***** Information supplied *****

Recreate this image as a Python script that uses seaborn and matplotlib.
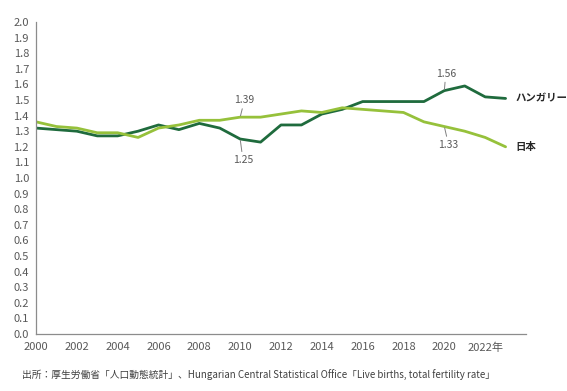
import matplotlib
matplotlib.use("Agg")
import matplotlib.pyplot as plt
import seaborn as sns
import pandas as pd

# ------------ DATA ------------
years = list(range(2000, 2024))
hungary = [1.32, 1.31, 1.30, 1.27, 1.27, 1.30, 1.34, 1.31, 1.35, 1.32, 1.25, 1.23,
           1.34, 1.34, 1.41, 1.44, 1.49, 1.49, 1.49, 1.49, 1.56, 1.59, 1.52, 1.51]
japan = [1.36, 1.33, 1.32, 1.29, 1.29, 1.26, 1.32, 1.34, 1.37, 1.37, 1.39, 1.39,
         1.41, 1.43, 1.42, 1.45, 1.44, 1.43, 1.42, 1.36, 1.33, 1.30, 1.26, 1.20]
series_names = ["ハンガリー", "日本"]
x_ticks = list(range(2000, 2023, 2))
x_tick_labels = [str(y) for y in x_ticks[:-1]] + ["2022年"]
y_ticks = [i / 10 for i in range(0, 21)]
source_text = "出所：厚生労働省「人口動態統計」、Hungarian Central Statistical Office「Live births, total fertility rate」"

# (series, year, value shown, label offset in points)
callouts = [
    ("日本", 2010, 1.39, (3, 12)),
    ("ハンガリー", 2010, 1.25, (2, -15)),
    ("ハンガリー", 2020, 1.56, (1, 12)),
    ("日本", 2020, 1.33, (3, -13)),
]

COLORS = {"ハンガリー": "#1f6b3d", "日本": "#96c13b"}
GRAY = "#595959"

df = pd.DataFrame({"year": years * 2,
                   "tfr": hungary + japan,
                   "country": [series_names[0]] * len(years) + [series_names[1]] * len(years)})

# ------------ PLOT ------------
sns.set_theme(style="white")
plt.rcParams["font.family"] = ["Noto Sans CJK JP", "DejaVu Sans"]

fig = plt.figure(figsize=(5.67, 3.91), dpi=100)
ax = fig.add_axes([36 / 567, 1 - 334 / 391, (526 - 36) / 567, (334 - 22) / 391])

sns.lineplot(data=df, x="year", y="tfr", hue="country", palette=COLORS,
             linewidth=2.0, legend=False, ax=ax)

ax.set_xlim(2000, 2024)
ax.set_ylim(0, 2.0)
ax.set_xticks(x_ticks + [2024])
ax.set_xticklabels(x_tick_labels + [""])
ax.set_yticks(y_ticks)
ax.set_yticklabels([f"{v:.1f}" for v in y_ticks])
ax.set_xlabel("")
ax.set_ylabel("")

for side in ["top", "right"]:
    ax.spines[side].set_visible(False)
for side in ["left", "bottom"]:
    ax.spines[side].set_color("#8c8c8c")
    ax.spines[side].set_linewidth(0.9)
ax.tick_params(axis="y", direction="out", length=3, width=0.8, color="#8c8c8c",
               labelsize=8, labelcolor=GRAY, pad=2)
ax.tick_params(axis="x", direction="inout", length=4, width=0.8, color="#8c8c8c",
               labelsize=8, labelcolor=GRAY, pad=4)

# series labels at line ends
ends = {"ハンガリー": hungary[-1], "日本": japan[-1]}
for name, val in ends.items():
    ax.annotate(name, xy=(years[-1], val), xytext=(7, 0), textcoords="offset points",
                ha="left", va="center", fontsize=7.5, fontweight="bold", color="#262626")

# value callouts with leader lines
for name, yr, val, off in callouts:
    ax.annotate(f"{val:.2f}", xy=(yr, val), xytext=off, textcoords="offset points",
                ha="center", va="center", fontsize=7.5, color=GRAY,
                arrowprops=dict(arrowstyle="-", color="#7f7f7f", lw=0.7, shrinkA=0, shrinkB=1))

fig.text(22 / 567, 1 - 375 / 391, source_text, fontsize=7, color="#404040",
         ha="left", va="center")

fig.savefig("out.png", dpi=100)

*****

**Your task**: From start to finish, output the listing exactly, but omit its pictures.

**Result of the task**:
Recreate this image as a Python script that uses seaborn and matplotlib.
import matplotlib
matplotlib.use("Agg")
import matplotlib.pyplot as plt
import seaborn as sns
import pandas as pd

# ------------ DATA ------------
years = list(range(2000, 2024))
hungary = [1.32, 1.31, 1.30, 1.27, 1.27, 1.30, 1.34, 1.31, 1.35, 1.32, 1.25, 1.23,
           1.34, 1.34, 1.41, 1.44, 1.49, 1.49, 1.49, 1.49, 1.56, 1.59, 1.52, 1.51]
japan = [1.36, 1.33, 1.32, 1.29, 1.29, 1.26, 1.32, 1.34, 1.37, 1.37, 1.39, 1.39,
         1.41, 1.43, 1.42, 1.45, 1.44, 1.43, 1.42, 1.36, 1.33, 1.30, 1.26, 1.20]
series_names = ["ハンガリー", "日本"]
x_ticks = list(range(2000, 2023, 2))
x_tick_labels = [str(y) for y in x_ticks[:-1]] + ["2022年"]
y_ticks = [i / 10 for i in range(0, 21)]
source_text = "出所：厚生労働省「人口動態統計」、Hungarian Central Statistical Office「Live births, total fertility rate」"

# (series, year, value shown, label offset in points)
callouts = [
    ("日本", 2010, 1.39, (3, 12)),
    ("ハンガリー", 2010, 1.25, (2, -15)),
    ("ハンガリー", 2020, 1.56, (1, 12)),
    ("日本", 2020, 1.33, (3, -13)),
]

COLORS = {"ハンガリー": "#1f6b3d", "日本": "#96c13b"}
GRAY = "#595959"

df = pd.DataFrame({"year": years * 2,
                   "tfr": hungary + japan,
                   "country": [series_names[0]] * len(years) + [series_names[1]] * len(years)})

# ------------ PLOT ------------
sns.set_theme(style="white")
plt.rcParams["font.family"] = ["Noto Sans CJK JP", "DejaVu Sans"]

fig = plt.figure(figsize=(5.67, 3.91), dpi=100)
ax = fig.add_axes([36 / 567, 1 - 334 / 391, (526 - 36) / 567, (334 - 22) / 391])

sns.lineplot(data=df, x="year", y="tfr", hue="country", palette=COLORS,
             linewidth=2.0, legend=False, ax=ax)

ax.set_xlim(2000, 2024)
ax.set_ylim(0, 2.0)
ax.set_xticks(x_ticks + [2024])
ax.set_xticklabels(x_tick_labels + [""])
ax.set_yticks(y_ticks)
ax.set_yticklabels([f"{v:.1f}" for v in y_ticks])
ax.set_xlabel("")
ax.set_ylabel("")

for side in ["top", "right"]:
    ax.spines[side].set_visible(False)
for side in ["left", "bottom"]:
    ax.spines[side].set_color("#8c8c8c")
    ax.spines[side].set_linewidth(0.9)
ax.tick_params(axis="y", direction="out", length=3, width=0.8, color="#8c8c8c",
               labelsize=8, labelcolor=GRAY, pad=2)
ax.tick_params(axis="x", direction="inout", length=4, width=0.8, color="#8c8c8c",
               labelsize=8, labelcolor=GRAY, pad=4)

# series labels at line ends
ends = {"ハンガリー": hungary[-1], "日本": japan[-1]}
for name, val in ends.items():
    ax.annotate(name, xy=(years[-1], val), xytext=(7, 0), textcoords="offset points",
                ha="left", va="center", fontsize=7.5, fontweight="bold", color="#262626")

# value callouts with leader lines
for name, yr, val, off in callouts:
    ax.annotate(f"{val:.2f}", xy=(yr, val), xytext=off, textcoords="offset points",
                ha="center", va="center", fontsize=7.5, color=GRAY,
                arrowprops=dict(arrowstyle="-", color="#7f7f7f", lw=0.7, shrinkA=0, shrinkB=1))

fig.text(22 / 567, 1 - 375 / 391, source_text, fontsize=7, color="#404040",
         ha="left", va="center")

fig.savefig("out.png", dpi=100)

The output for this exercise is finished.